Pendidikan merupakan suatu hal yang penting bagi setiap individu untuk
meningkatkan taraf hidup individu. Setiap warga negara berhak mendapatkan
pendidikan dan itu merupakan kewajiban dari pemerintah untuk memberikan
pendidikan bagi warga negara. Pendidikan merupakan kunci utama bagi suatu bangsa
dalam menyiapkan masa depan agar sanggup bersaing dengan bangsa lain.
Pendidikan memiliki fungsi dan potensi untuk persiapan dalam menghadapi
perubahan-perubahan di masyarakat sesuai dengan tuntutan globalisasi (Uno, 2008:2)
Dengan adanya pendidikan diharapkan dapat meningkatkan kualitas Sumber
Daya Manusia. Suatu negara dapat dikatakan maju apabila kualitas dari SDM nya
dapat dikatakan baik. Akan tetapi dengan adanya ketidakseimbangan antara
kesempatan kerja dan angkatan kerja membuat semakin tingginya angka
pengangguran. Individu banyak yang lebih memilih untuk bekerja pada instansi
swasta maupun pemerintah dibandingkan menciptakan lapangan kerja sendiri.
2
Sehingga masih kurangnya lapangan pekerjaan membuat semakin tingginya angka
pengangguran di Indonesia.
Berdasarkan data dari Badan Pusat Statistik (BPS) Tingkat Pengangguran
Terbuka pada tanggal 18 Maret 2017, dapat disimpulkan bahwa Indonesia masih
mengalami tingkat pengangguran yang cukup tinggi, terlihat dari masing-masing
jenjang lulusannya. Pada bulan Agustus 2015 sebesar 7.560.822 jumlah
pengangguran, sedangkan pada bulan Februari 2016 pengangguran terlihat
mengalami penurunan menjadi 7.024.172 jumlah pengangguran, sedangkan pada
bulan Agustus 2016 jumlah pengangguran mengalami peningkatan menjadi
7.031.775. Jumlah pengangguran tersebut terbagi berdasarkan jenjang pendidikannya.

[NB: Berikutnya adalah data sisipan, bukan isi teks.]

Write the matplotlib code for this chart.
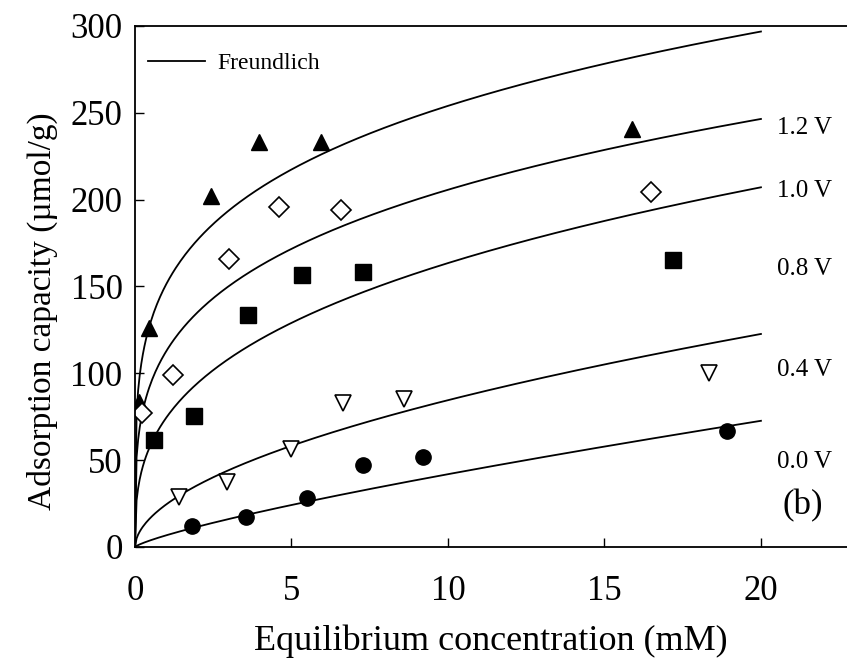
import numpy as np
import matplotlib
matplotlib.use('Agg')
import matplotlib.pyplot as plt

plt.rcParams['font.family'] = ['Liberation Serif', 'DejaVu Serif']

# measured adsorption points for each applied voltage
x_12 = [0.14, 0.45, 2.42, 3.96, 5.94, 15.87]
y_12 = [83.7, 125.9, 202.0, 233.3, 233.3, 240.5]

x_10 = [0.23, 1.2, 3.01, 4.61, 6.58, 16.48]
y_10 = [77.0, 99.0, 165.6, 196.0, 193.8, 204.6]

x_08 = [0.62, 1.9, 3.6, 5.35, 7.29, 17.19]
y_08 = [61.6, 75.4, 133.6, 156.6, 158.3, 165.2]

x_04 = [1.42, 2.93, 5.0, 6.63, 8.6, 18.34]
y_04 = [29.0, 37.6, 56.2, 83.0, 85.4, 100.0]

x_00 = [1.82, 3.55, 5.5, 7.3, 9.2, 18.93]
y_00 = [12.3, 17.3, 28.2, 47.2, 51.8, 66.8]

# Freundlich fit parameters q = K * C^(1/n)
freund_K = [151.4, 112.8, 74.5, 24.55, 6.74]
freund_inv_n = [0.2247, 0.2609, 0.3413, 0.537, 0.7937]

volt_labels = ['1.2 V', '1.0 V', '0.8 V', '0.4 V', '0.0 V']
label_y = [241, 205, 160, 102, 49]

fig = plt.figure(figsize=(8.47, 6.66), dpi=100)
ax = fig.add_axes([0.1594, 0.1787, 0.8406, 0.7823])

# fitted curves
c = np.linspace(0, 20, 400)
for i, (K, a) in enumerate(zip(freund_K, freund_inv_n)):
    ax.plot(c, K * c ** a, color='black', lw=1.3,
            label='Freundlich' if i == 0 else None)

# data points
ax.plot(x_12, y_12, ls='none', marker='^', ms=12, mfc='black', mec='black')
ax.plot(x_10, y_10, ls='none', marker='D', ms=10.5, mfc='white', mec='black', mew=1.2)
ax.plot(x_08, y_08, ls='none', marker='s', ms=11, mfc='black', mec='black')
ax.plot(x_04, y_04, ls='none', marker='v', ms=12, mfc='white', mec='black', mew=1.2)
ax.plot(x_00, y_00, ls='none', marker='o', ms=11, mfc='black', mec='black')

for lab, yy in zip(volt_labels, label_y):
    ax.text(20.5, yy, lab, fontsize=18, va='center', ha='left')
ax.text(20.7, 24, '(b)', fontsize=25, va='center', ha='left')

ax.set_xlim(0, 22.75)
ax.set_ylim(0, 300)
ax.set_xticks([0, 5, 10, 15, 20])
ax.set_yticks(range(0, 301, 50))
ax.tick_params(direction='in', length=6.5, width=1, labelsize=25)
ax.tick_params(axis='x', pad=20)
ax.tick_params(axis='y', pad=9)
ax.spines['right'].set_visible(False)
for s in ['left', 'bottom', 'top']:
    ax.spines[s].set_linewidth(1.3)

ax.set_xlabel('Equilibrium concentration (mM)', fontsize=26, labelpad=12)
ax.set_ylabel('Adsorption capacity (µmol/g)', fontsize=24)
ax.yaxis.set_label_coords(-0.108, 0.453)

ax.legend(loc='upper left', frameon=False, fontsize=17,
          handlelength=2.4, handletextpad=0.55,
          bbox_to_anchor=(-0.005, 0.981), borderaxespad=0.3, borderpad=0.4)

fig.savefig('out.png', dpi=100)
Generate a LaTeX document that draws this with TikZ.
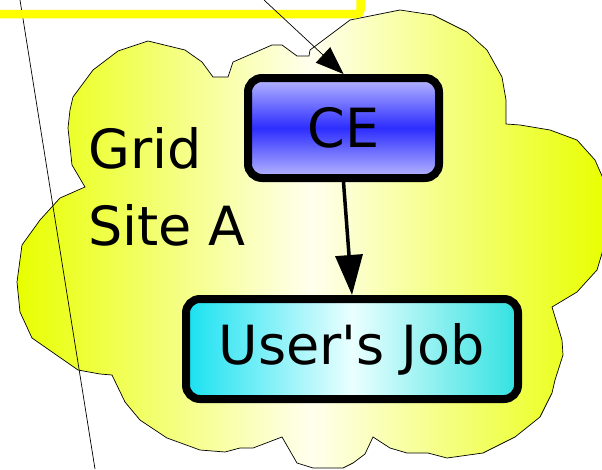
\documentclass[tikz,border=0pt]{standalone}
\usepackage{fontspec}
\setmainfont{DejaVu Sans}
\usetikzlibrary{arrows.meta}
\definecolor{cloudY}{RGB}{232,255,0}
\definecolor{cloudW}{RGB}{255,255,238}
\definecolor{ceLight}{RGB}{185,185,255}
\definecolor{ceDark}{RGB}{45,45,255}
\definecolor{jobL}{RGB}{25,225,240}
\definecolor{jobR}{RGB}{50,225,225}
\definecolor{jobM}{RGB}{235,255,255}
\definecolor{barY}{RGB}{255,255,0}
\tikzset{
  bigtext/.style={font=\fontsize{54pt}{77pt}\selectfont},
  boxnode/.style={draw=black, line width=8pt, rounded corners=14pt, inner sep=0pt, bigtext},
  cloudshape/.style={draw=black, line width=0.7pt, left color=cloudY, right color=cloudY, middle color=cloudW},
  thinline/.style={draw=black, line width=0.7pt},
  mainarrow/.style={line width=3.5pt, -{Triangle[length=40pt,width=27pt]}},
  smallarrow/.style={line width=0.7pt, -{Triangle[length=28pt,width=21pt]}},
  yellowbar/.style={draw=barY, line width=8.5pt, rounded corners=4pt}
}
\begin{document}
\begin{tikzpicture}[x=1pt,y=-1pt]
\useasboundingbox (0,0) rectangle (602,469);
\clip (0,0) rectangle (602,469);
% cloud
\path[cloudshape] (309,56) -- (310,50) -- (350,20) -- (365,17) -- (400,10) -- (433,15) -- (467,32) -- (487,50) -- (502,77) -- (506,100) -- (506,124) -- (520,125) -- (550,130) -- (577,140) -- (595,160) -- (606,185) -- (606,240) -- (597,270) -- (577,292) -- (552,307) -- (562,340) -- (563,355) -- (555,380) -- (552,393) -- (540,417) -- (515,437) -- (483,453) -- (447,458) -- (428,453) -- (407,453) -- (390,448) -- (373,437) -- (365,454) -- (353,463) -- (343,468) -- (313,468) -- (297,463) -- (282,437) -- (253,448) -- (240,448) -- (225,452) -- (200,450) -- (167,438) -- (140,420) -- (125,402) -- (112,375) -- (100,374) -- (78,370) -- (32,338) -- (20,312) -- (17,282) -- (22,245) -- (40,220) -- (60,198) -- (85,187) -- (72,165) -- (68,128) -- (70,110) -- (73,97) -- (93,70) -- (118,51) -- (148,41) -- (185,50) -- (202,62) -- (213,77) -- (228,77) -- (233,62) -- (272,45) -- (282,45) -- (297,56) -- cycle;
% thin left line
\coordinate (la) at (20,0);
\coordinate (lb) at (95,469);
\draw[thinline] (la) -- (lb);
% yellow bar
\coordinate (ya) at (-10,14);
\coordinate (yc) at (360.5,14);
\coordinate (yb) at (360.5,-10);
\draw[yellowbar] (ya) -- (yc) -- (yb);
% nodes
\node[boxnode, minimum width=191pt, minimum height=100pt, top color=ceLight, bottom color=ceLight, middle color=ceDark] (CE) at (343.5,128) {CE};
\node[boxnode, minimum width=332pt, minimum height=100pt, left color=jobL, right color=jobR, middle color=jobM] (job) at (352,349) {User\textquotesingle s Job};
\node[bigtext, align=left, anchor=base west, inner sep=0pt] (site) at (88,245) {Grid\\Site A};
% arrows
\coordinate (src) at (264,0);
\draw[smallarrow] (src) -- (CE.north);
\draw[mainarrow] (CE.south) -- (job.north);
\end{tikzpicture}
\end{document}
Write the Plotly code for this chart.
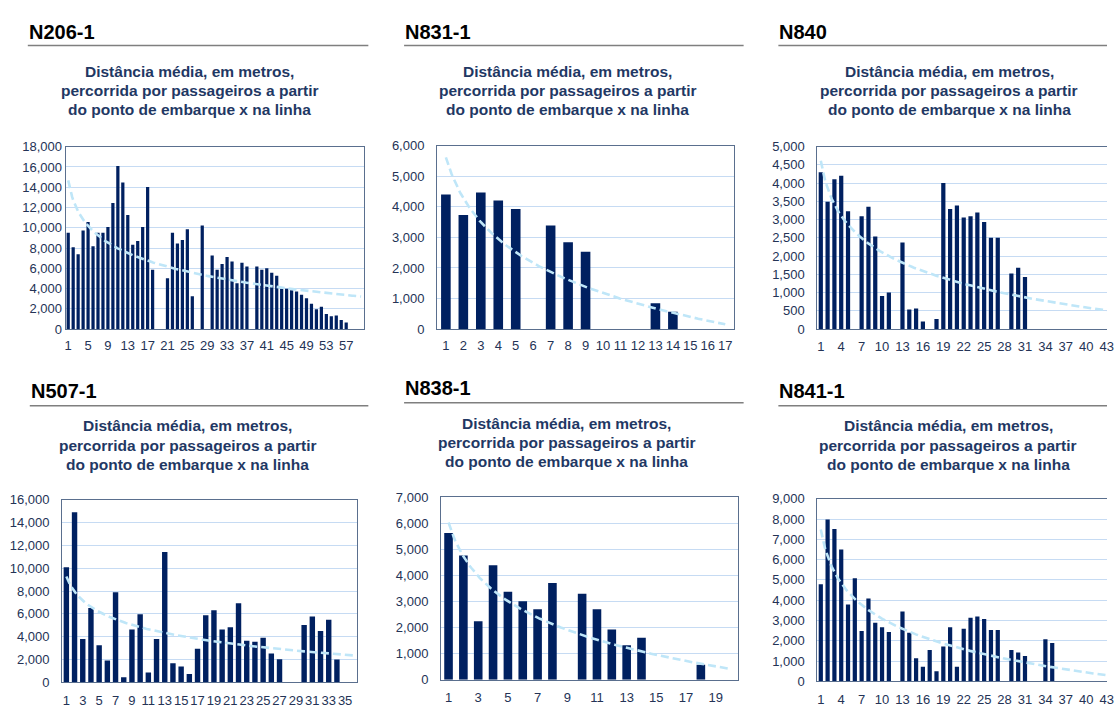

Pada jenjang Perguruan Tinggi khususnya pada lulusan sarjana masih banyak
ditemukan pengangguran yang meningkat setiap tahunnya. Pada bulan Agustus 2015
jumlah pengangguran lulusan Perguruan Tinggi sebesar 653.586 mengalami
peningkatan menjadi 695.304 pada bulan Februari 2016, sedangkan pada bulan
Agustus 2016 jumlah pengangguran lulusan sarjana mengalami penurunan menjadi
567.235 tetapi jumlah pengangguran lulusan sarjana atau perguruan tinggi kembali
meningkat pada Februari 2017 sebesar 39.704 sehingga jumlah pengangguran lulusan
sarjana pada bulan Februari 2017 sebesar 606.939. Dapat disimpulkan bahwa masih
banyak sarjana yang belum memiliki pekerjaan, karena semakin menipisnya lapangan
pekerjaan, dimana tidak sebanding dengan jumlah angkatan kerjanya. Dengan masih
maraknya pengangguran di tingkat lulusan sarjana maupun diploma, berarti semakin
3
tingginya tingkat pendidikan bukan berarti dapat dengan mudah mendapatkan
pekerjaan.
Semakin bertambahnya pengangguran menjadikan keadaan Indonesia saat ini
semakin memburuk jika tidak segera diatasi. Dewasa ini banyak lulusan sarjana yang
tidak bekerja sesuai dengan bidangnya karena dengan keterbatasan lapangan
pekerjaan yang ada, sehingga banyak lulusan sarjana yang tidak bekerja sesuai
bidangnya. Alasan dari keadaan tersebut adalah kebanyakan dari mereka berprinsip
yang terpenting tidak menganggur dahulu.
Guna mengatasi masalah pengangguran sudah selayaknya apabila dilakukan
upaya untuk mengarahkan para lulusan Perguruan Tinggi menjadi pencipta kerja (job
creator), bukan sebagai pencari kerja (job seeker). Menumbuhkan jiwa
kewirausahaan mahasiswa merupakan salah satu alternatif yang dapat diambil untuk
mengurangi tingkat pengangguran, karena para sarjana diharapkan menjadi wirausaha
muda yang mandiri dan terdidik. Sedangkan (Sutomo, 2012) menjelaskan upaya
untuk mengurangi angka pengangguran salah satu cara yang bisa dilakukan adalah
perlu dikembangkannya semangat entrepreneurship sedini mungkin, karena suatu
bangsa akan maju apabila jumlah entrepreneur-nya paling sedikit 2% dari jumlah
penduduk. Sedangkan di Indonesia sendiri masih belum begitu banyak
entrepreneurnya. Sedangkan berdasarkan data BPS jumlah pengusaha di Indonesia
baru 1.5% dari total jumlah penduduk. Itu artinya tidak lebih dari empat juta jumlah
pengusaha yang ada di Indonesia. Kondisi ini masih jauh berbeda dengan negara-
negara lain. Jika dibandingkan dengan negara-negara lain, perkembangan
4
kewirausahaan di Indonesia ini masih sangat jauh tertinggal dengan negara-negara
lainnya. Sebagai pembanding, kewirausahaan di Amerika Serikat tercatat mencapai
11% dari total penduduknya, Singapura sebanyak 7%, dan Malaysia sebanyak 5%.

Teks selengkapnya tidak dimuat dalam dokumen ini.